Tuesday, April 26, 2016

Routines and Other Routes

I suffer from too much routine. 

Routine keeps me thinking one way. It keeps me business-minded, focused on the same old world and the same old possibilities, always ready and able to see other people in reduced terms. Routine allows me to finish things at work. 

Most of the time, routine is nothing more than the usual baleful plodding that every half-conscious person must bear daily.

However, I do occasionally look up from my routine, Then I get a bit more thoughtful about what is right in front of me, and I start to see other possibilities. I even begin to suspect that it is possible to get more imaginative.

That is not my usual routine, of course.

No Paradoxes or Parallels
Most days, I don’t think I am required to go into anything in much depth.
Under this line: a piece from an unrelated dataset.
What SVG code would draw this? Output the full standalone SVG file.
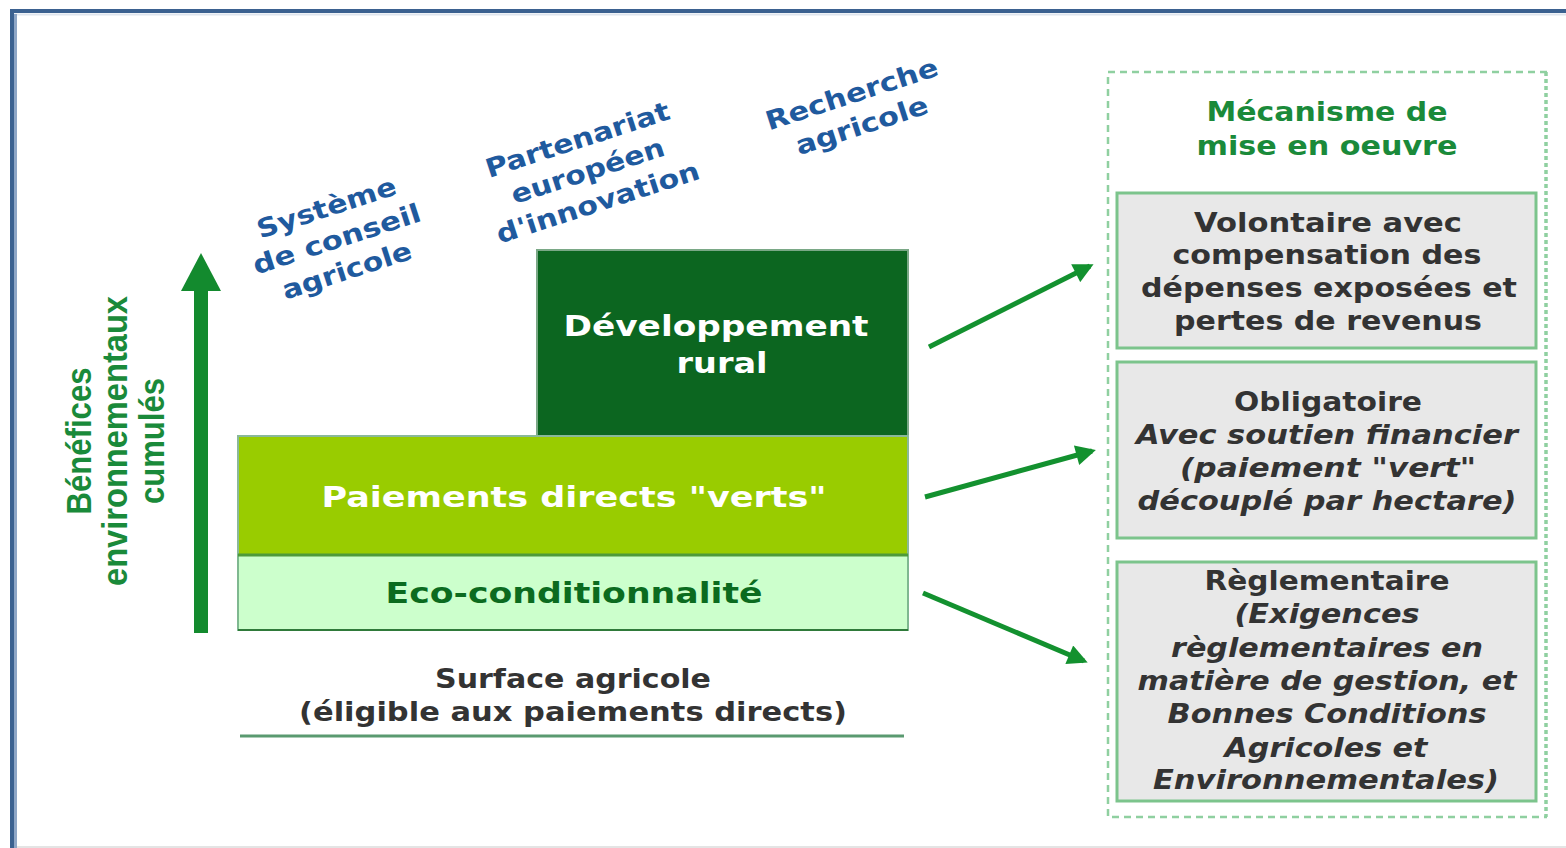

I’m not about to deal with higher math. And I won’t go near something as confusing as paradox. 

Paradox, I tell myself, must not exist in the real world, though here is the rub, if I’m perfectly honest. Perhaps the most important word to people of faith is the word "grace." This is a word that breaks down easily into paradox. Grace is something we can't earn, and yet it is something we think we must work for. There is the grace of routine, and there is the grace that breaks in on routine. I would like to propose that we have at least two ways of understanding this word. There is our routine way of seeing and using it. And then there is the more serious, more powerful, freeing way of seeing it.  

Grace and routine seem at odds in my life. I plod along, fail miserably, and then ask other people or God for grace. I ask to be let off the hook. Forgive me. Let me go on. Let me stay with it. 

Then there is the grace that has as its root the Greek word charis. This is the power of God for charity cases. There is nothing in my routine to improve me. There is nothing I can do to become better. My routine just makes me increasingly weary and a little harder at hearing. The idea in charity, or grace, is that it empowers us in some way to do what we should do. I think that people who are empowered by grace must be the most imaginatively alive people we could meet. 

Creative people do share in this. They see new combinations where most people only see the old. And while most people talk about being outside the box, these people wonder “what box?”

I don’t know if routine is the enemy of living or if it supports it. But routine I can afford. Staying in routine means I won’t over-spend. But I also stop seeing clearly. I have little use for experiences and things that I might see in new ways. And I don’t see much promise in the people around me, and I don’t make time for them. But routine is usually preferred to the breaking out of grace.